To set such values you typically use a custom
sysctl.conf. In OpenEmbedded this file seems to be part of procps, so you would need to create a bbappend for that recipe and provide a custom
sysctl.conf (you can find the recipe in
Hi Stefan, unfortunately it seems that your suggestion doesn’t work for me…
I have tried to identify the root cause of the loop and I saw that I have a two processes that require a lot of memory, but the system starts to kill them even if there is about half of the system memory free. I read about this problem and it also known as memory fragmentation, and from my point of view is so heavy on my system because the whole memory is configured as DMA memory so the kernel must allocate it contiguously.

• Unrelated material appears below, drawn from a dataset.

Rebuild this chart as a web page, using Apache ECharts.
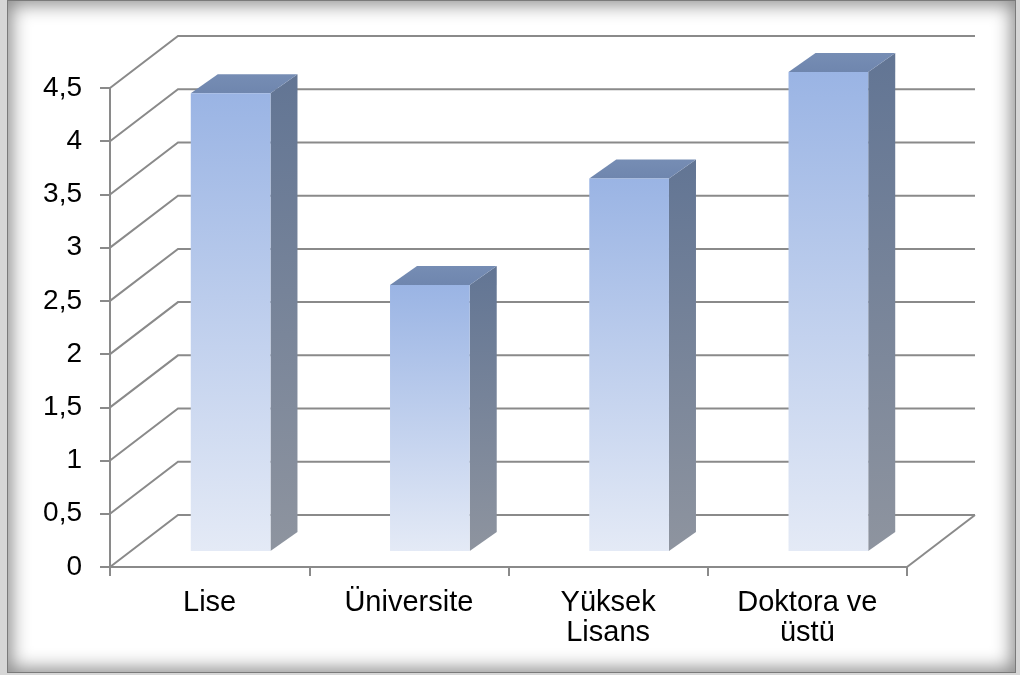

My question is: are there any way to tune the memory in order to reserve a portion to be non-DMA in order to let the kernel allocate it in non-contiguous way?
I attach the log of the oom crash for my process link text.
I have also try to tune the system with the vm.extfrag_threshold reducing form the default 500 to 100, but nothing changes.
Any help will be appreciated,
There are different classes of memory, and Linux tries to use them as smart as possible. By default the Linux kernel 3.14.52 as configured for Colibri iMX6 reserves 50% of memory for the CMA (continous memory allocator) or 256MiB, which ever is less. In your case this lead to 128MiB being reserved for the continous memory allocator. As far as I understand this memory can still be used for user space processes, however, it seems not to be usable for regular kernel memory.
As far as I know CMA is rather high by default on i.MX6 because the graphics subsystem allocates form this area too. Depending on your needs, and especially if you don’t use graphics, it makes sense to lower this value.
You can change the value using a kernel parameter
cma=32M should allocate only 32MiB of memory for the Continous Memory Allocator.
Note if you use a newer kernels you might need to adjust the CMA size in the device tree.
Hi Stefan, thank you very much for the hint.
Setting the CMA to 32MB solve our problem.
Perfect that it works. Thanks for the feedback.